Our Revenge Will Be the Laughter of Our Children
World Literature Today|Winter 2021
What is it about the revolutionary that draws our fascinated attention? Whether one calls it the North of Ireland or Northern Ireland, the Troubles continue to haunt the land and those who lived through them.
Philip Metres
Our Revenge Will Be the Laughter of Our Children
Séanna Walsh’s face is impassive. That’s the first thing you notice about him, after his imposing bulk of a body. It appears he has spent a long time to compose his face, to harden it, until it became hewn, glacial. Beneath it, you sense unplumbable depths. He was just sixteen years old when he went to prison for the first time in 1973, as a Volunteer in the Irish Republican Army, long before his black hair started turning ice-white. During the next twenty-five years, he’d spend over twenty years in serving three sentences, until he was finally released under the terms of the Good Friday Accords.

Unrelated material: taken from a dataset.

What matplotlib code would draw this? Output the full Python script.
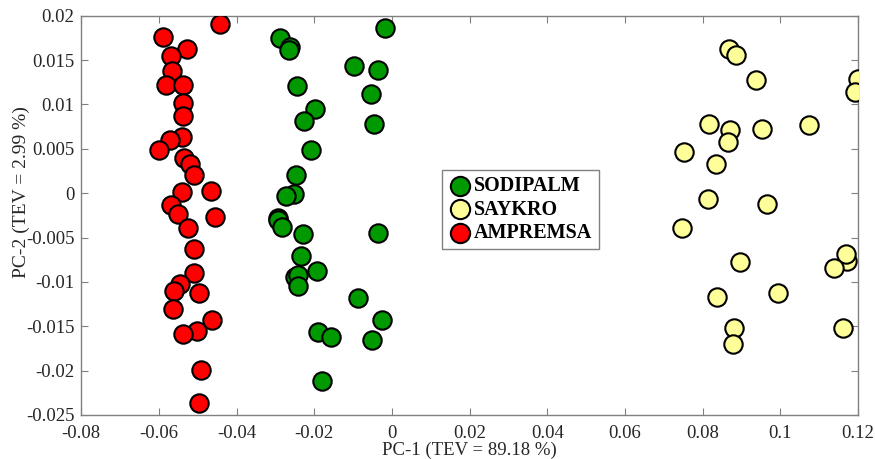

Still, Séanna hasn’t lost his sense of humor. Our delegation of students and faculty from John Carroll University have just arrived to Belfast from America on an overnight flight, bleary-eyed, and now find ourselves at Malone Lodge Apartments hosting Séanna and his comrade Jim Gibney, prominent activists in the Republican movement, party members of Sinn Fein.

Leaning in on the rickety chair we’ve set up for him, Séanna asks us, “Have you had any rest yet?”

“None at all,” I say, hoping the legs of the chair don’t give out underneath him.

“Then you’ll get some during this talk,” he quips, leaning back. We laugh, and the ghost of a smile seems to pass over his face.

Perhaps he’s softened a bit, since I first met him eight years before, but it’s hard to tell.

Just behind him the bay window opens up, and the city is spread out below, all the way to the Black Mountain that stands at its far edge.